Neun-Uhr-Messe in der Glide Memorial Church in San Francisco Downtown. Beim Betreten der unscheinbaren Methodisten-Kirche wird man von einer freundlichen Dame in Highheels per Handschlag begrüßt: „Happy Sunday!”.
Holzbänke, viele Klappstühle, keine Bilder, kein Kruzifix. In der Altargegend ist eine große Bühne, auf der ein paar Musiker Keyboard, Saxophon und Stromgitarre stimmen. Dann kommt der Reverend. Ein großer Mann mit weißem Bart und stattlichem Bauch. „Let’s celebrate life!”, ist seine Botschaft, die gleich mit einem Song untermauert wird. Für Textunkundige werden die Strophen an die Altarwand projiziert.
Die Kirche ist bis auf den letzten Platz besetzt, alle klatschen mit. Ein großer Chor joggt unter Applaus auf die Bühne. Nach dem nächsten Lied befiehlt der Reverend: „Umarm’ deine Brüder und Schwestern!” Links und rechts und vorne und hinten muss man nun fremde Menschen herzen – gefangen in der Nächstenliebe. Nacheinander treten Solosänger auf.

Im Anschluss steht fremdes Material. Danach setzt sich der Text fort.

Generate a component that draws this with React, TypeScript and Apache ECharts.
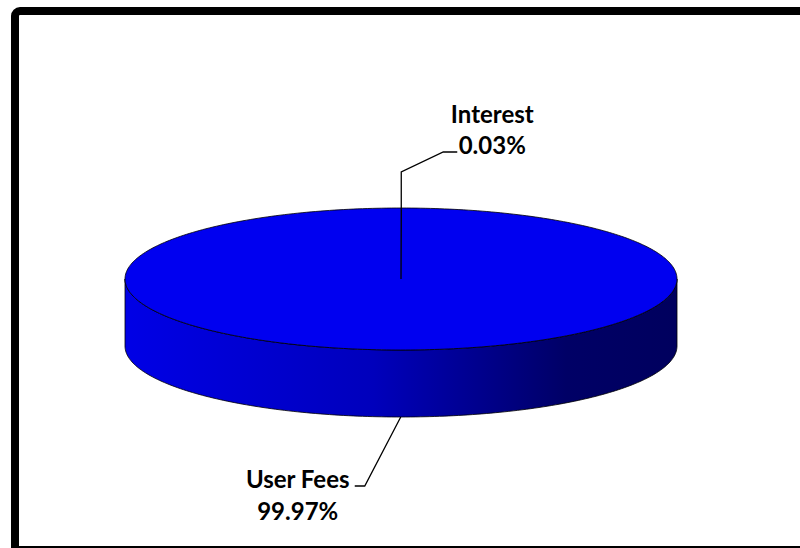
import { useEffect, useRef } from "react";
import * as echarts from "echarts";

const categories = ["Interest", "User Fees"];
const values = [0.03, 99.97];

// layout of the 3D pie (pixels)
const CX = 401;
const CY = 279;
const RX = 276;
const RY = 71;
const DEPTH = 67;

// leader line / label offsets per slice, relative to the slice anchor
const leaderLayouts = [
  { pts: [[0, 0], [0, -36], [42, -56], [56, -56]], label: [91, -95], lh: 31 },
  { pts: [[0, 0], [-36, 69], [-46, 69]], label: [-103, 62], lh: 32 },
];

export default function App() {
  const ref = useRef<HTMLDivElement>(null);
  useEffect(() => {
    const chart = echarts.init(ref.current!, null, { renderer: "svg" });
    const total = values.reduce((a, b) => a + b, 0);
    const starts: number[] = [];
    let acc = 0;
    values.forEach((v) => {
      starts.push(acc);
      acc += (v / total) * 360;
    });
    const pt = (deg: number, dy = 0) => {
      const r = (deg * Math.PI) / 180;
      return [CX + RX * Math.sin(r), CY - RY * Math.cos(r) + dy];
    };
    const arc = (a0: number, a1: number, dy: number) => {
      const n = Math.max(2, Math.ceil(Math.abs(a1 - a0)));
      const out: number[][] = [];
      for (let i = 0; i <= n; i++) out.push(pt(a0 + ((a1 - a0) * i) / n, dy));
      return out;
    };
    const sideGrad = new echarts.graphic.LinearGradient(
      CX - RX, 0, CX + RX, 0,
      [
        { offset: 0, color: "#0000E6" },
        { offset: 0.45, color: "#0000BC" },
        { offset: 0.8, color: "#000066" },
        { offset: 1, color: "#00005E" },
      ],
      true
    );
    const font = "bold 24px Lato";

    chart.setOption({
      animation: false,
      backgroundColor: "#ffffff",
      graphic: [
        {
          type: "rect",
          z: 100,
          silent: true,
          shape: { x: 15, y: 11, width: 800, height: 539, r: [5, 0, 0, 0] },
          style: { fill: "none", stroke: "#000", lineWidth: 8 },
        },
      ],
      series: [
        {
          type: "custom",
          coordinateSystem: "none",
          silent: true,
          data: values.map((v, i) => ({ name: categories[i], value: v })),
          renderItem: (params: any) => {
            const i = params.dataIndex;
            const a0 = starts[i];
            const a1 = a0 + (values[i] / total) * 360;
            const children: any[] = [];
            // side wall (front half only)
            const s0 = Math.max(a0, 90);
            const s1 = Math.min(a1, 270);
            if (s1 > s0) {
              const pts = arc(s0, s1, 0).concat(arc(s1, s0, DEPTH));
              children.push({
                type: "polygon",
                shape: { points: pts },
                style: { fill: sideGrad, stroke: "#000", lineWidth: 0.8 },
              });
            }
            // top face
            const topPts = [[CX, CY]].concat(arc(a0, a1, 0));
            children.push({
              type: "polygon",
              shape: { points: topPts },
              style: { fill: "#0000F0", stroke: "#000", lineWidth: 0.8 },
            });
            // leader + label
            const mid = (a0 + a1) / 2;
            const front = mid > 90 && mid < 270;
            const anchor = pt(mid, front ? DEPTH : 0);
            const lay = leaderLayouts[i];
            children.push({
              type: "polyline",
              shape: { points: lay.pts.map((p) => [anchor[0] + p[0], anchor[1] + p[1]]) },
              style: { fill: "none", stroke: "#000", lineWidth: 1.3 },
            });
            const pct = ((values[i] / total) * 100).toFixed(2) + "%";
            const lx = anchor[0] + lay.label[0];
            const ly = anchor[1] + lay.label[1];
            children.push({
              type: "text",
              style: { text: categories[i], x: lx, y: ly, align: "center", verticalAlign: "middle", font, fill: "#000" },
            });
            children.push({
              type: "text",
              style: { text: pct, x: lx, y: ly + lay.lh, align: "center", verticalAlign: "middle", font, fill: "#000" },
            });
            return { type: "group", children };
          },
        },
      ],
    });
    return () => chart.dispose();
  }, []);
  return (
    <div
      ref={ref}
      style={{ position: "fixed", left: 0, top: 0, width: 800, height: 548, background: "#fff" }}
    />
  );
}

Mit ihrer Stimmgewalt und Bühnenpräsenz könnten sie große Konzerthallen füllen.
Dann kommt der Witzeerzähler. Er berichtet, wie er zur „Glide Familiy” kam. „Da wo ich herkomme, da sind die Spenden direkt in den Cadillac des Pastors
geflossen.” Hier in der Glide hingegen komme jeder gespendete Dollar in Hilfsprojekte für arme Menschen, von denen die Glide-Stiftung zahllose unterhält. Eine Dame im Designerkostümchen mit Stöckelschuhen und großem Hut – die Frau des Reverends – ruft mehrmals zum Spenden auf, dann gehen Körbchen durch die Reihen. Das „Offering” wird hier als einer der Höhepunkte der Messe zelebriert, schließlich lebt die Glide von Spenden.
Die Predigt. Sie wird gehalten von einem korpulenten Mann, der nicht der Reverend ist. Er redet sich binnen Minuten in Rage, tänzelt um ein Stehpult herum und ruft immer wieder mit der Stimme des jüngsten Gerichts: „Practical intimacy!” Die Botschaft ist einfach und auf die Krise im Golden State gemünzt: Weil die Amerikaner zu sehr das Geld anbeten, ihre Häuser und Autos, gehe das Land den Bach runter. Der Prediger zitiert Koransure 102, in der es um die Anhäufung von Irdischem geht, um dann elegant überzuleiten zu Jesus. Der habe sich „darüber sehr klar geäußert”: „ Entweder ihr betet mich an – oder das Geld!”
Immer wieder zustimmende Zwischenrufe: „Yeah!”, „Yeah man!” Die Messdiener lassen Kleenex-Boxen durch die Reihen gehen. Viele greifen zu und wischen sich die Tränen ab. Derweil der Prediger in immer schärferem Ton konkrete Anweisungen gibt: „Wenn ein Armer zu dir kommt, schick’ ihn nicht fort, hol’ ihn rein, gib ihm zu essen, kümmer’ dich um seine Bedürfnisse! – das ist practical intimacy!”
Zur Zerstreuung kommt zum Schluss noch eine Werbeeinlage: Zwei bullige Männer aus dem Chor präsentieren die neuesten Merchandise-Artikel aus dem Glide-Shop: Es sind Kochschürzen, mit denen sie vor johlendem Publikum ein tuntiges Pas de deux aufführen – schließlich hat die Glide auch eine Homosexuellen-Gemeinschaft. Dann ist die Show zu Ende. Happy Sunday!